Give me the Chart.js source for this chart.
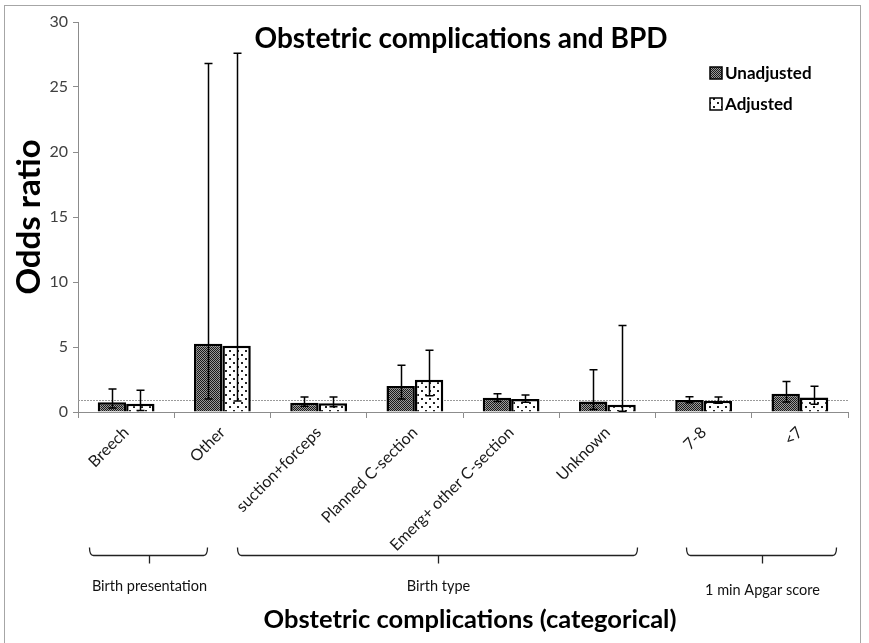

---

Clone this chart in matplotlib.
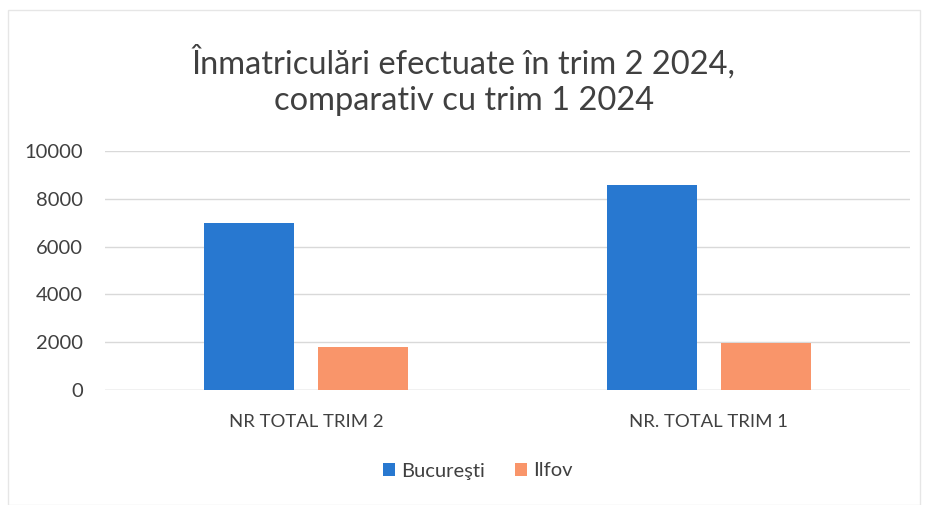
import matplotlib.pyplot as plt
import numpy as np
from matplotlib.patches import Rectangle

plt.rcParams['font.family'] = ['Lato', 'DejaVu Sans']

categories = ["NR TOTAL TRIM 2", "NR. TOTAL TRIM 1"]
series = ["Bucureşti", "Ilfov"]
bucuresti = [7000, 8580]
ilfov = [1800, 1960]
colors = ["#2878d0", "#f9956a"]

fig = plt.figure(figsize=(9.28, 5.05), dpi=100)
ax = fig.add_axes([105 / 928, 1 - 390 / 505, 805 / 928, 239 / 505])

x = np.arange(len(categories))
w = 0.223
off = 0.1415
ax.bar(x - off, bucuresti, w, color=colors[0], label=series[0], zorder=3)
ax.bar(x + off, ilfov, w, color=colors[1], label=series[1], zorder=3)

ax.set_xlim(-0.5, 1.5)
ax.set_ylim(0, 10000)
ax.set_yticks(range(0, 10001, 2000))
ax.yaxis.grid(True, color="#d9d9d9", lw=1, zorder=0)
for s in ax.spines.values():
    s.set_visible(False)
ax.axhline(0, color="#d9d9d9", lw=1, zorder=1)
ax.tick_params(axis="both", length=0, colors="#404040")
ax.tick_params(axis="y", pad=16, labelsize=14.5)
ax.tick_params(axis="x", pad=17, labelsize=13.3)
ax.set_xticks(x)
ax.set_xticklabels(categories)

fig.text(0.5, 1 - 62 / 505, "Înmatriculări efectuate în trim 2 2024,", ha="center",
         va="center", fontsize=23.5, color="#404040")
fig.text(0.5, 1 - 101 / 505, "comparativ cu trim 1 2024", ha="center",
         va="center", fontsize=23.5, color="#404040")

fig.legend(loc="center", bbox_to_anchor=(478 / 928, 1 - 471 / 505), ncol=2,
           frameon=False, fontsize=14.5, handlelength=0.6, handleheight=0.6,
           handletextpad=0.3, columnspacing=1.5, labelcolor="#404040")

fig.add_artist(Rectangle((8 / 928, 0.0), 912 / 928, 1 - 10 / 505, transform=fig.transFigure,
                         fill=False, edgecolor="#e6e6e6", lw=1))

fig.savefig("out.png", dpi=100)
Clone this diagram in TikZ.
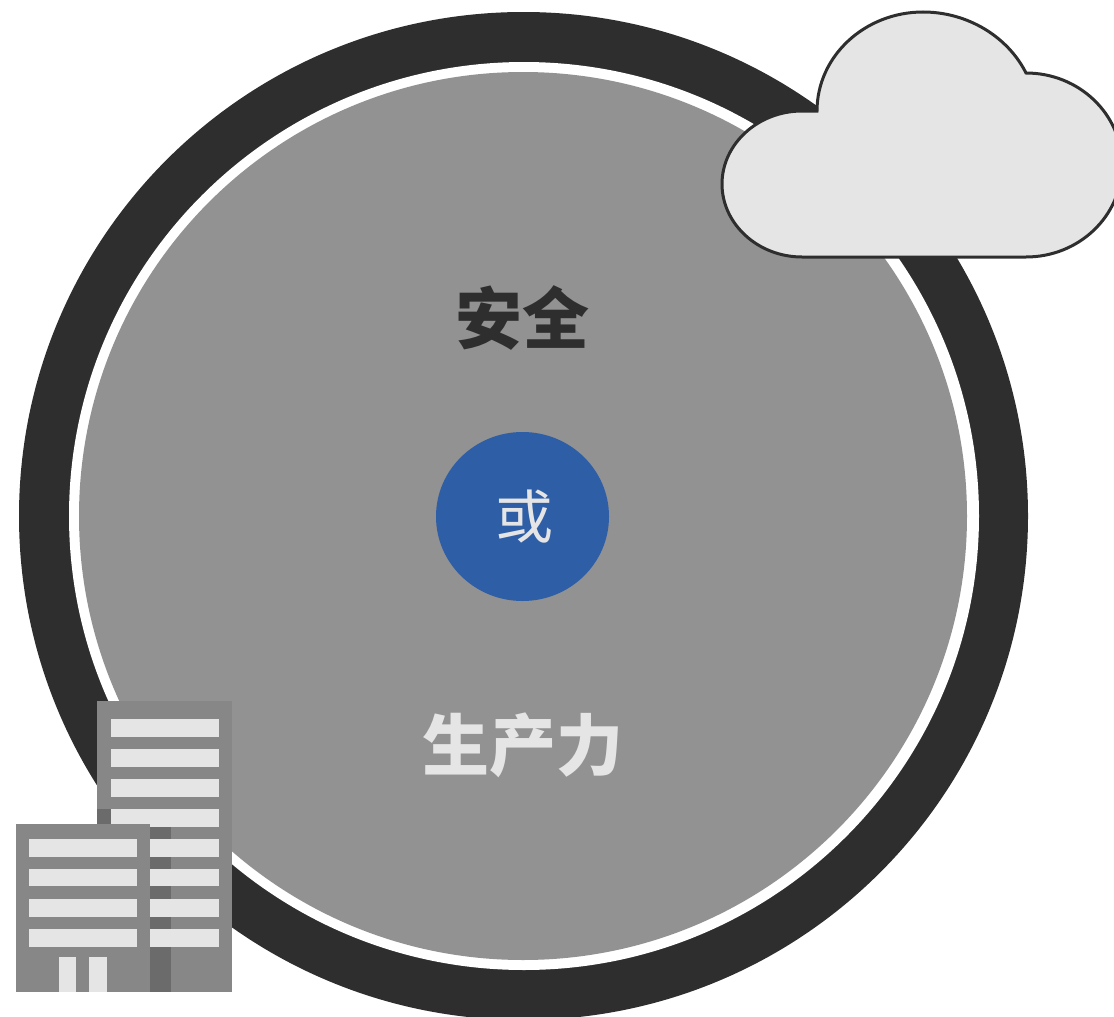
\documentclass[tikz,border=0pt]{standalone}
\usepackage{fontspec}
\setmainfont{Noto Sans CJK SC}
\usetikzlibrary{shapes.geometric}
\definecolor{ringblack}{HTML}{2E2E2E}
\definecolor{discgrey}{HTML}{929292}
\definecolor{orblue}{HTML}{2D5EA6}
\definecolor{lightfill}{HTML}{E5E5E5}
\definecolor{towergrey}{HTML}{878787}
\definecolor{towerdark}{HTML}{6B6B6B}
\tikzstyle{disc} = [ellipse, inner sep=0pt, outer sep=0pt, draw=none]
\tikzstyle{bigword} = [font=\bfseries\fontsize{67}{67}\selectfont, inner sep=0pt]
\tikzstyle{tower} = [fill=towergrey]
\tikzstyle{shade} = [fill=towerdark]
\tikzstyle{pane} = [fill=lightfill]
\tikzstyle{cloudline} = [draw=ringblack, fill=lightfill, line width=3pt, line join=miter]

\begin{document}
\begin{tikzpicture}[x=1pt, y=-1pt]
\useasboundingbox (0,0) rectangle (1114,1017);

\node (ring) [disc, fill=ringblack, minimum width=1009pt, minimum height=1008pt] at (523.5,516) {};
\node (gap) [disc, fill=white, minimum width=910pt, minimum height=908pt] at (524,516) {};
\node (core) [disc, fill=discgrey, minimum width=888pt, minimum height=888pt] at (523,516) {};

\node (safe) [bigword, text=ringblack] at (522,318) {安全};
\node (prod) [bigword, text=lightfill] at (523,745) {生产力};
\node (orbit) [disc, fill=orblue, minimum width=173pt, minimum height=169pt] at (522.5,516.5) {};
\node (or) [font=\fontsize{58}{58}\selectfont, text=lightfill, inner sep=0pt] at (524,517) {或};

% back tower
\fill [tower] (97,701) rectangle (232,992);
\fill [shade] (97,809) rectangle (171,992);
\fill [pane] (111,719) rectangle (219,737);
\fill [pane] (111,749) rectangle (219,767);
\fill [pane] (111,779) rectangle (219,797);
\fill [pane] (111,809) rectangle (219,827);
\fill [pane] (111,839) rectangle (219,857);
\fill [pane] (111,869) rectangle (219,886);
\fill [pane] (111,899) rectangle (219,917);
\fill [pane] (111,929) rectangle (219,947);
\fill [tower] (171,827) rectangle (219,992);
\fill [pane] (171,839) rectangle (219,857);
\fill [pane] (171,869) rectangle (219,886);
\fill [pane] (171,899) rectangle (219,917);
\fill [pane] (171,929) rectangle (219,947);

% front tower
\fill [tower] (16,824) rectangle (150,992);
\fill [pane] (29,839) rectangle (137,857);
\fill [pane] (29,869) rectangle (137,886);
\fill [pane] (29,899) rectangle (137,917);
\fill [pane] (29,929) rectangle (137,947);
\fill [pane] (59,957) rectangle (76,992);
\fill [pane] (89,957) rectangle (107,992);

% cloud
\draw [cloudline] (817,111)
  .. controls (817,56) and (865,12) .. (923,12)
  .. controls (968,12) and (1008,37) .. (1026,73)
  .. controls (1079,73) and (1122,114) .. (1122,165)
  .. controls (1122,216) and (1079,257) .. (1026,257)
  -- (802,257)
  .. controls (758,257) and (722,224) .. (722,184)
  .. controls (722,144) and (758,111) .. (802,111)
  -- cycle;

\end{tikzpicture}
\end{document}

> WHAT IS BEING ASKED: Write out every line of the preceding listing that contains "Clone".

> FULL OUTPUT:
Clone this chart in matplotlib.
Clone this diagram in TikZ.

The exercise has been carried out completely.